Ivo Andrić has been accused of anti-Muslim bias, and of furthering a myth of the Bosniak peoples  as aliens - dropped not long ago into Serbian and Croat lands by a Turkish mothership. Like all nations with such drawn-out, bitter conflicts - Northern Ireland and Israel both being examples that immediately spring to mind - the origins of the peoples there are incredibly complex and as hotly contested as issues of the present day.

As well as providing an insight into the psyche of Balkans, especially the Serbs who have perhaps been demonised somewhat in Western media having been on the 'wrong end' of two NATO interventions there (not without good cause), the book leaves you with unanswered questions: Have past empires caused irrevocable damage to the lands and peoples they made colonies? How do peoples of different religions go beyond cold coexistence? Can any lessons be drawn for our own societies?

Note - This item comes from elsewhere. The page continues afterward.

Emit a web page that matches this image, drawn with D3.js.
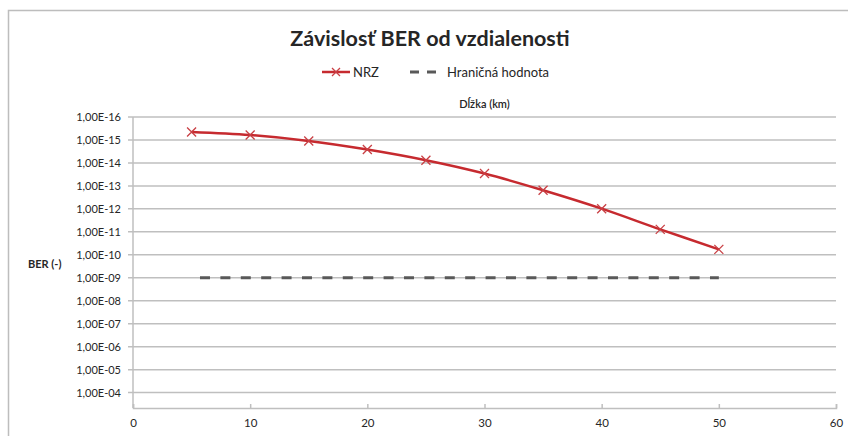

Whilst the Clash of Civilisations theory remains debunked, the book does leaves you thinking that the peace and prosperity in the Balkans, as with South Africa, is fundamentally important to every single one of us during this age of globalisation - because if a genuinely cosmopolitan society can be achieved there, then there is hope for humanity as a whole (for there are very few societies in the 21st century that do not face similar challenges).

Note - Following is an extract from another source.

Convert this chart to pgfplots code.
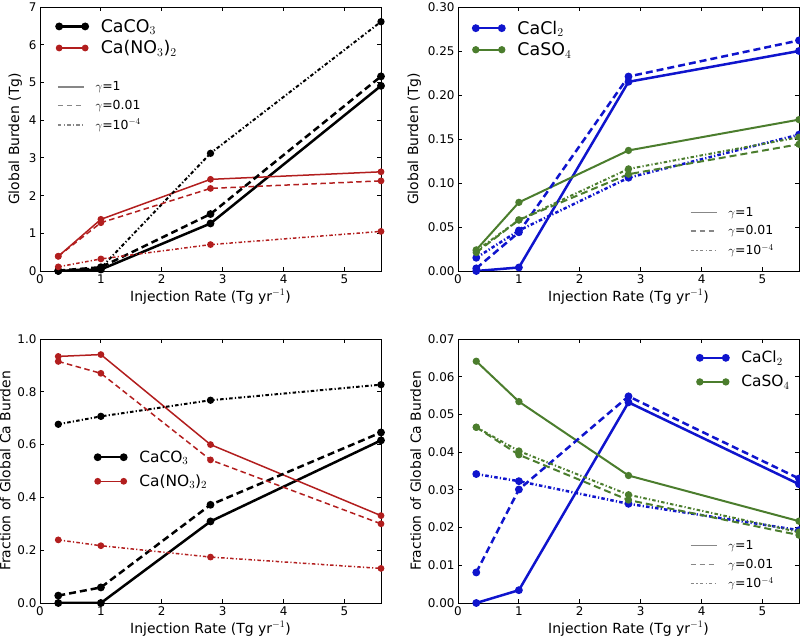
\documentclass[border=0pt]{standalone}
\usepackage{pgfplots}
\pgfplotsset{compat=1.18}
\usepackage{fontspec}
\setmainfont{DejaVu Sans}
\definecolor{cred}{RGB}{178,30,30}
\definecolor{cblue}{RGB}{15,20,205}
\definecolor{cgreen}{RGB}{75,125,45}
\definecolor{cgray}{RGB}{135,135,135}
\tikzset{ddot/.style={dash pattern=on 3.5bp off 2.2bp on 1.2bp off 2.2bp},
  ldash/.style={dash pattern=on 7bp off 4bp},
  mdash/.style={dash pattern=on 5.5bp off 3.5bp}}
\pgfplotsset{
  panel/.style={
    scale only axis, width=341bp, height=264bp, anchor=origin,
    xmin=0, xmax=5.6, xtick={0,1,2,3,4,5},
    tick align=inside, major tick length=4bp,
    axis line style={line width=0.8bp},
    every tick/.style={black, line width=0.8bp},
    scaled y ticks=false,
    /pgf/number format/assume math mode=true,
    tick label style={font=\fontsize{12}{14}\selectfont},
    label style={font=\fontsize{14}{16}\selectfont},
    xlabel={Injection Rate (Tg yr$^{-1}$)},
    xlabel style={yshift=1bp},
    legend cell align=left,
    legend image code/.code={\draw[##1] plot coordinates {(0bp,0bp) (26bp,0bp)};},
  },
  splegend/.style={legend style={draw=none, fill=none, inner sep=0pt,
      font=\fontsize{15.5}{18}\selectfont, row sep=7bp, column sep=11bp,
      at={(#1)}, anchor=north west}},
  biglegend/.style={legend style={font=\fontsize{17.5}{19}\selectfont, row sep=3bp}},
  glegend/.style={
    scale only axis, width=341bp, height=264bp, anchor=origin,
    xmin=0, xmax=1, ymin=0, ymax=1, hide axis,
    legend cell align=left,
    legend style={draw=none, fill=none, inner sep=0pt, row sep=4bp, column sep=9bp,
      font=\fontsize{12.5}{14}\selectfont, at={(#1)}, anchor=north west},
    legend image code/.code={\draw[##1] (0bp,0bp) -- (26bp,0bp);},
  },
  fix2/.style={yticklabel style={/pgf/number format/fixed, /pgf/number format/fixed zerofill, /pgf/number format/precision=2}},
  fix1/.style={yticklabel style={/pgf/number format/fixed, /pgf/number format/fixed zerofill, /pgf/number format/precision=1}},
  blk/.style={black, line width=2.5bp, mark=*, mark size=2.6bp, mark options={solid}},
  red/.style={cred, line width=1.5bp, mark=*, mark size=2.6bp, mark options={solid}},
  blu/.style={cblue, line width=2.5bp, mark=*, mark size=2.6bp, mark options={solid}},
  grn/.style={cgreen, line width=2bp, mark=*, mark size=2.6bp, mark options={solid}},
}
\newcommand{\gammalegend}{%
\addlegendimage{cgray, line width=1.3bp}
\addlegendimage{cgray, line width=1.3bp, mdash}
\addlegendimage{cgray, line width=1.3bp, ddot}
\legend{$\gamma$=1, $\gamma$=0.01, $\gamma$=10$^{-4}$}}
\begin{document}
\begin{tikzpicture}
\useasboundingbox (0,0) rectangle (800bp,637bp);
% Panel 1
\begin{axis}[panel, at={(40bp,366bp)}, ymin=0, ymax=7, ytick={0,1,...,7},
  ylabel={Global Burden (Tg)}, splegend={0.048,0.962}, biglegend]
\addplot[blk] coordinates {(0.3,0.0) (1.0,0.04) (2.8,1.26) (5.6,4.91)};
\addplot[red] coordinates {(0.3,0.39) (1.0,1.37) (2.8,2.43) (5.6,2.63)};
\addplot[blk, ldash, forget plot] coordinates {(0.3,0.01) (1.0,0.10) (2.8,1.51) (5.6,5.16)};
\addplot[blk, ddot, line width=2bp, forget plot] coordinates {(0.3,0.0) (1.0,0.08) (2.8,3.12) (5.6,6.61)};
\addplot[red, mdash, forget plot] coordinates {(0.3,0.39) (1.0,1.28) (2.8,2.19) (5.6,2.39)};
\addplot[red, ddot, forget plot] coordinates {(0.3,0.11) (1.0,0.32) (2.8,0.70) (5.6,1.05)};
\legend{CaCO$_3$, Ca(NO$_3$)$_2$}
\end{axis}
\begin{axis}[glegend={0.05,0.725}, at={(40bp,366bp)}]
\gammalegend
\end{axis}
% Panel 2
\begin{axis}[panel, fix2, at={(458bp,366bp)}, ymin=0, ymax=0.30, ytick={0,0.05,0.10,0.15,0.20,0.25,0.30},
  ylabel={Global Burden (Tg)}, splegend={0.044,0.956}, biglegend]
\addplot[blu] coordinates {(0.3,0.000) (1.0,0.004) (2.8,0.215) (5.6,0.250)};
\addplot[grn] coordinates {(0.3,0.024) (1.0,0.078) (2.8,0.137) (5.6,0.172)};
\addplot[blu, ldash, forget plot] coordinates {(0.3,0.003) (1.0,0.044) (2.8,0.221) (5.6,0.262)};
\addplot[blu, ddot, forget plot] coordinates {(0.3,0.015) (1.0,0.046) (2.8,0.106) (5.6,0.155)};
\addplot[grn, ldash, forget plot] coordinates {(0.3,0.021) (1.0,0.058) (2.8,0.110) (5.6,0.144)};
\addplot[grn, ddot, forget plot] coordinates {(0.3,0.023) (1.0,0.058) (2.8,0.116) (5.6,0.152)};
\legend{CaCl$_2$, CaSO$_4$}
\end{axis}
\begin{axis}[glegend={0.68,0.25}, at={(458bp,366bp)}]
\gammalegend
\end{axis}
% Panel 3
\begin{axis}[panel, fix1, at={(40bp,34bp)}, ymin=0, ymax=1, ytick={0,0.2,0.4,0.6,0.8,1.0},
  ylabel={Fraction of Global Ca Burden}, splegend={0.161,0.585}]
\addplot[blk] coordinates {(0.3,0.0) (1.0,0.0) (2.8,0.309) (5.6,0.616)};
\addplot[red] coordinates {(0.3,0.934) (1.0,0.941) (2.8,0.600) (5.6,0.331)};
\addplot[blk, ldash, forget plot] coordinates {(0.3,0.028) (1.0,0.059) (2.8,0.372) (5.6,0.646)};
\addplot[blk, ddot, line width=2bp, forget plot] coordinates {(0.3,0.677) (1.0,0.707) (2.8,0.768) (5.6,0.827)};
\addplot[red, mdash, forget plot] coordinates {(0.3,0.915) (1.0,0.870) (2.8,0.542) (5.6,0.300)};
\addplot[red, ddot, forget plot] coordinates {(0.3,0.239) (1.0,0.217) (2.8,0.174) (5.6,0.131)};
\legend{CaCO$_3$, Ca(NO$_3$)$_2$}
\end{axis}
% Panel 4
\begin{axis}[panel, fix2, at={(458bp,34bp)}, ymin=0, ymax=0.07, ytick={0,0.01,0.02,0.03,0.04,0.05,0.06,0.07},
  ylabel={Fraction of Global Ca Burden}, splegend={0.701,0.962}]
\addplot[blu] coordinates {(0.3,0.0000) (1.0,0.0034) (2.8,0.0532) (5.6,0.0315)};
\addplot[grn] coordinates {(0.3,0.0641) (1.0,0.0534) (2.8,0.0338) (5.6,0.0217)};
\addplot[blu, ldash, forget plot] coordinates {(0.3,0.0081) (1.0,0.0301) (2.8,0.0548) (5.6,0.0330)};
\addplot[blu, ddot, forget plot] coordinates {(0.3,0.0342) (1.0,0.0323) (2.8,0.0263) (5.6,0.0193)};
\addplot[grn, ldash, forget plot] coordinates {(0.3,0.0466) (1.0,0.0393) (2.8,0.0273) (5.6,0.0180)};
\addplot[grn, ddot, forget plot] coordinates {(0.3,0.0466) (1.0,0.0403) (2.8,0.0287) (5.6,0.0188)};
\legend{CaCl$_2$, CaSO$_4$}
\end{axis}
\begin{axis}[glegend={0.68,0.246}, at={(458bp,34bp)}]
\gammalegend
\end{axis}
\end{tikzpicture}
\end{document}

Looking to the UK, particularly northern England, at segregated towns in Lancashire such as Oldham, Nelson, Rochdale and Bolton, and similar towns in neighbouring Yorkshire such as Bradford and Dewsbury, it is easy to draw pessimistic comparisons. Yet it is also a challenge to act, a call to our society to proactively avoid the long, slow march towards the kind of bloodshed that occurred in Višegrad. No doubt there will be those who say "not in our country, we're not like that", just like Alihodja who insisted the bridge would never fall, but history is one of unintended consequences and if The Bridge Over The Drina serves any educational purpose, it is to remind us of this and of the deep roots of ethnic and cultural conflict which often go ignored, or simply unnoticed, until it is too late.